You will be in the wilderness, camping, traveling, sleeping and eating outdoors for most, if not all, the days and nights you are here. Wilderness travel is demanding. It can literally take every waking moment to get from point A to point B.
Rafting includes numerous challenges, such as paddling into headwinds or through rapids, setting up camp, cooking outdoors and more. Past students and instructors agree that arriving physically fit will enhance your experience and ability to do well on the course and ultimately allow you to take full advantage of the expedition.
Deschutes River, Oregon – The Deschutes River is part of the National Wild & Scenic Rivers System. The river flows north from the Oregon Cascades to the Columbia River and then on to the Pacific Ocean. The Deschutes watershed plays a very integral role in Central Oregon’s landscape, hosting a vast array of insect, fish, and bird populations throughout the spring and summer months. Common summer wildlife around the river includes osprey, bald eagles, western tanagers, bullock’s oriole’s, deer, bighorn sheep (rare), rattlesnakes, and waterfowl such as mergansers, great blue herons, and mallard. The river is spring-fed, which results in an unusually cold, constant water flow. The group camps each night along the banks of the river.
Courses generally travel a segment of the Lower Deschutes, approximately 50 miles, depending on length of course, age, and course outcomes. The rapids on the Deschutes are rated to Class IV, mostly Class II-III, and are excellent for learning paddle skills and teamwork.. The Lower Deschutes is a popular river for both whitewater rafting and fly fishing, and the region has a colorful human history, with a railroad running alongside much of the length of the Lower Deschutes. The river border for 1/3 of the Lower Deschutes is the Warm Springs Reservation. Excellent geologic evidence is present all around this area.
Sample Itinerary – The following is an example of what your 6-day itinerary may look like. Your actual course plan will vary according to weather, student skills and abilities, and instructor preferences.
Day 1 Course Start, put on river
Days 2-5 Training and Main Expedition (river)
Days 6 Course End and transportation home
Rafting – Each section of river is a beautiful and introductory experience in rafting. Students will travel on the river in four to six-person paddle rafts, and learn to “captain” (maneuver) their paddle raft team through Class II to IV rapids. After lessons basic river travel, students will progress to learning about “reading” water, anticipating obstacles, scouting difficult rapids, and working as an effective team to negotiate technical portions of the river. Students will also learn about river hydrology, swimming, paddle techniques, camp craft, and expeditionary travel.

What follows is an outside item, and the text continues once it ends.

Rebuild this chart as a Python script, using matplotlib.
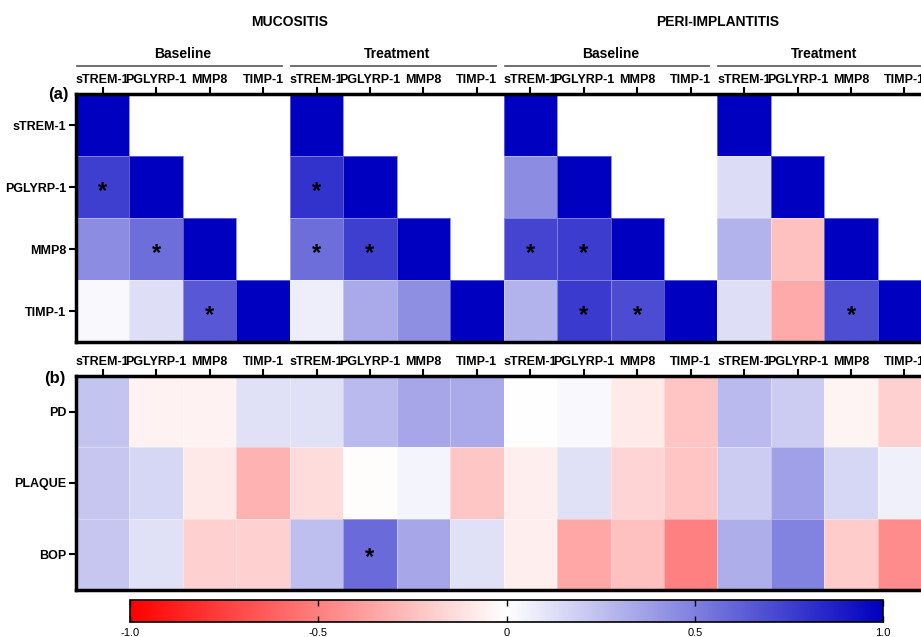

Service – Service is an integral part of the Outward Bound curriculum. We encourage service to the environment in the form of leaving campsites cleaner than we find them and practicing Leave No Traceâ ethics throughout the course. We coordinate service projects with land managers (US Forest Service, Bureau of Land Management, National Park Service, local land trusts, etc.) as well as with select social service agencies (nursing homes, hospitals, etc.). During your course, you may have the opportunity to participate in a trail work or other service project.